Acemoglu and Robinson's argument is so powerful that one might be forgiven for overlooking its weak points. But it does have some significant weak points. First, it assumes that there is a monolithic elite and a potentially monolithic citizenry. Neither of these is in general correct. For instance, often there will be conflicts among the elites, one side drawing on support from the lower classes to defeat the other. This was the case in Great Britain in the passage to democracy.
Second, and more important, I think it is just false that political democracy is compromise in which the elite gives up hegemonic power and the citizenry gives up the vision of revolution and complete mass hegemony.

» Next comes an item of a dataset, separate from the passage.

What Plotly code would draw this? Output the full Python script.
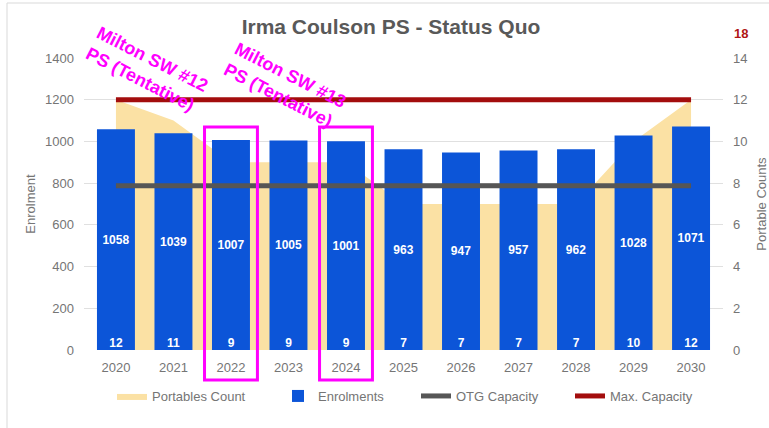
import plotly.graph_objects as go

years = ["2020", "2021", "2022", "2023", "2024", "2025", "2026", "2027", "2028", "2029", "2030"]
enrolments = [1058, 1039, 1007, 1005, 1001, 963, 947, 957, 962, 1028, 1071]
portables = [12, 11, 9, 9, 9, 7, 7, 7, 7, 10, 12]
otg_capacity = [788] * 11
max_capacity = [1200] * 11
highlight_years = ["2022", "2024"]
notes = ["Milton SW #12<br>PS (Tentative)", "Milton SW #13<br>PS (Tentative)"]

FONT = "Liberation Sans, Arial, sans-serif"
GRAY = "#757575"

L, R, T, B = 84, 46, 58, 78
PW = 769 - L - R
PH = 428 - T - B


def px(x):
    return (x - L) / PW


def py(y):
    return (428 - B - y) / PH


fig = go.Figure()

fig.add_trace(go.Scatter(
    x=years, y=portables, name="Portables Count", mode="lines",
    fill="tozeroy", fillcolor="#fbe1a4", line=dict(width=0, color="#fbe1a4"),
    yaxis="y", hoverinfo="skip", legend="legend"))

fig.add_trace(go.Bar(
    x=years, y=enrolments, name="Enrolments", marker=dict(color="#0c55d8", line=dict(width=0)),
    text=[str(v) for v in enrolments], textposition="inside", insidetextanchor="middle",
    textfont=dict(color="white", size=12, family=FONT, weight="bold"),
    textangle=0, yaxis="y2", legend="legend2"))

fig.add_trace(go.Scatter(
    x=years, y=[0] * len(years), mode="text", text=[str(v) for v in portables],
    textposition="top center", textfont=dict(color="white", size=12, family=FONT, weight="bold"),
    showlegend=False, yaxis="y2", hoverinfo="skip"))

fig.add_trace(go.Scatter(
    x=years, y=otg_capacity, name="OTG Capacity", mode="lines",
    line=dict(color="#565656", width=5), yaxis="y2", legend="legend3"))

fig.add_trace(go.Scatter(
    x=years, y=max_capacity, name="Max. Capacity", mode="lines",
    line=dict(color="#a30d0d", width=5), yaxis="y2", legend="legend4"))

shapes = []
for yr in highlight_years:
    i = years.index(yr)
    shapes.append(dict(type="rect", xref="x", yref="paper", x0=i - 0.46, x1=i + 0.46,
                       y0=py(380), y1=py(127), line=dict(color="#ff00ff", width=3),
                       fillcolor="rgba(0,0,0,0)", layer="above"))
shapes.append(dict(type="line", xref="paper", yref="paper", x0=px(7), x1=px(769),
                   y0=py(3), y1=py(3), line=dict(color="#d9d9d9", width=1)))
shapes.append(dict(type="line", xref="paper", yref="paper", x0=px(7), x1=px(7),
                   y0=py(3), y1=py(428), line=dict(color="#d9d9d9", width=1)))

annotations = [
    dict(text=notes[0], xref="paper", yref="paper", x=px(80), y=py(20),
         showarrow=False, textangle=27, font=dict(color="#ff00ff", size=18, family=FONT, weight="bold"),
         align="left"),
    dict(text=notes[1], xref="paper", yref="paper", x=px(218), y=py(36),
         showarrow=False, textangle=27, font=dict(color="#ff00ff", size=18, family=FONT, weight="bold"),
         align="left"),
    dict(text="18", xref="paper", yref="paper", x=px(750), y=py(24),
         showarrow=False, font=dict(color="#b01515", size=13, family=FONT, weight="bold")),
]

leg_common = dict(orientation="h", y=py(396), yanchor="middle", xanchor="left",
                  font=dict(size=13, color=GRAY), itemwidth=30, bgcolor="rgba(0,0,0,0)")

fig.update_layout(
    width=769, height=428,
    margin=dict(l=L, r=R, t=T, b=B, autoexpand=False),
    paper_bgcolor="white", plot_bgcolor="white",
    title=dict(text="Irma Coulson PS - Status Quo", x=391 / 769, xanchor="center",
               y=1 - 27 / 428, yanchor="middle",
               font=dict(size=21, color="#595959", family=FONT, weight="bold")),
    font=dict(family=FONT, color=GRAY, size=13),
    bargap=0.34,
    showlegend=True,
    legend=dict(x=px(120 - 8), **leg_common),
    legend2=dict(x=px(286 - 8), **leg_common),
    legend3=dict(x=px(421 - 5), **leg_common),
    legend4=dict(x=px(575 - 5), **leg_common),
    xaxis=dict(type="category", showgrid=False, ticks="", tickfont=dict(size=13, color=GRAY),
               showline=False, ticklabelstandoff=8),
    yaxis=dict(range=[0, 14], dtick=2, side="right", showgrid=True, gridcolor="#e0e0e0",
               zeroline=False, tickfont=dict(size=13, color=GRAY), ticklabelstandoff=9,
               title=dict(text="Portable Counts", font=dict(size=13, color=GRAY), standoff=14)),
    yaxis2=dict(range=[0, 1400], dtick=200, side="left", overlaying="y", showgrid=False,
                zeroline=False, tickfont=dict(size=13, color=GRAY), ticklabelstandoff=9,
                title=dict(text="Enrolment", font=dict(size=13, color=GRAY), standoff=6)),
    shapes=shapes,
    annotations=annotations,
)

fig.write_html("out.html", config={"displayModeBar": False},
               post_script="document.body.style.margin='0';document.body.style.overflow='hidden';")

As Samuel Bowles and I argued in Capitalism and Democracy (Basic Books, 1985), large-scale collective actions have virtually always had the goal of social emancipation, in which the common man and woman are endowed with the blessings of liberty and in which democratic institutions are desired not only because they lead to an alteration in the distribution of wealth, but also because political democracy is desirable in its own right, given the nature of our species as, to use Aristotle's term, zoon politicon.
Third, Acemoglu and Robinson incompletely address the question as to why the dominant movement in the past two centuries has been from nondemocracy to democracy. Their recognition that capitalism and middle classes are relatively favorable to democracy explains part of this movement. But I think another crucial element is the emergence of modern warfare based on infantry with small arms weapons. Elite control of the state goes along with small armies of elite and/or mercenary mounted warriors with a heavy capital cost per man, whereas enlisting the common man to participate in national armies in the nineteenth and twentieth centuries required ceding the suffrage to the masses.
Acemoglu and Robinson do not appear to realize that their commitment to the rational actor model does not oblige them to model all social behavior as self-interested, and all political goals as materialistic. There are whole dimensions of social and moral history absent from their account because they do not accept that the fight for dignity and freedom is just as central to collective action as the fight for shoes, a coat, and a job. Nor can they possibly understand why collective action even takes place unless they admit that people fight and die for ideals, and for comforts that will only be enjoyed by those who come after them. There is another volume to be added in explain the emergence of democracy---not a volume hostile to Acemoglu and Robinson's effort, but rather fleshing out the moral and emancipatory thrust of modern collective action.